December 6, 8:54 a.m., West Yellowstone, Montana.
A friend and I went fishing one afternoon last week on the Madison in the Park. We had our sights set on doing some Baetis fishing, and were hopeful that we'd find some big fall-run fish rising. When we pulled over to look at the river above Seven Mile bridge, a vicious upstream wind accompanied us. Mayflies were already emerging. Fish were feeding. We felt that we had to fish, and knew that it wasn't going to be easy.
Our flies were #22 Sparkle Duns, our tippets 6x, our leaders fairly long. A difficult setup to control, but from previous days experience one that we knew was necessary. My friend was excited and wasted no time in singling out a big fish. He waded out and began casting. In short order, he put the fish down. On to the next one. After several casts, same result. And then twice more. What was going on here?

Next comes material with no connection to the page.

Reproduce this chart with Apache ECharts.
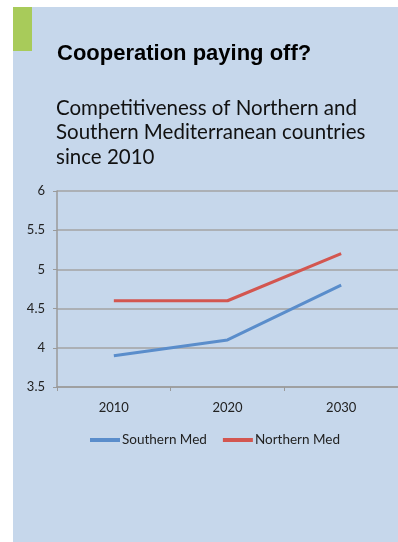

My friend is an excellent caster. Perhaps too good, for I believe this was his downfall. He had chosen to approach each fish from cross-stream, in deference to the river's tricky currents and the need for a drag-free drift. But casting cross-stream in such a violent wind requires driving the fly to the target at high speed in order to achieve accuracy. My friend had no problem doing just that, but in the process was unable to get sufficient slack into his leader. Almost immediately his casts dragged, something those big fish wanted no part of.
I took a different tack. Figuring that the wind was too strong to fight, I deferred to it instead of to the currents. I cast straight upstream, wind at my back, which permitted me a reasonable degree of accuracy and a chance to bring my fly down softly. With luck, I'd also get a little slack. (This upstream approach also enabled me to get closer to the fish, which made the presentation easier yet.) I didn't catch as many fish as I hoped for (do we ever?), but I got some fine ones. I attributed their capture exclusively to my approach.
Talking afterwards, my friend was hesitant to accept that our respective angles of approach were responsible for his failure and my success. But there is no doubt in my mind. I've seen the same thing happen too many times.
So the next time you find yourself fishing in high wind, consider giving in to it. Put it at your back, regardless of what approach other factors might favor. Hopefully, it will help you as much as it's helped me.
I recently crossed paths again with the friend I wrote about in my earlier post, "A Distance Casting Tip". He was out on the practice field, working on his casting stroke. I was curious to see how he was doing, so I watched him cast for a half hour. During that time it occurred to me that, for this young man, the sky is the limit. Not because he displayed some supernatural talent for casting, but rather because he possesses something even more important. He's got motivation.
Motivation is an essential ingredient for improving just about any sort of skill; fly casting is no exception. You won't become a better caster unless you want to become a better caster. (My friend has shown great motivation all summer long to improve his casting.) But it's important to remember that motivation doesn't function in a vacuum. It has to be directed. Properly. That takes knowledge.
Knowledge not only about the principles that govern fly casting in general, but knowledge about how best to implement those principles. This is where a good casting instructor comes in handy. Because without the right knowledge and a plan to implement it, all the motivation in the world will go for nought.
Another point. Motivation and knowledge work together through the device of practice. Lots of practice. Sans that, it's impossible to realize the benefits of combining the two.
As a result of his motivation, my friend sought out and acquired a great deal of casting knowledge this summer. He spent a lot of time practicing. It's paid off, too. He's not only a better caster than before, but also a better fisherman.
And if that wasn't the whole point to begin with, well, it's a mighty fine perk.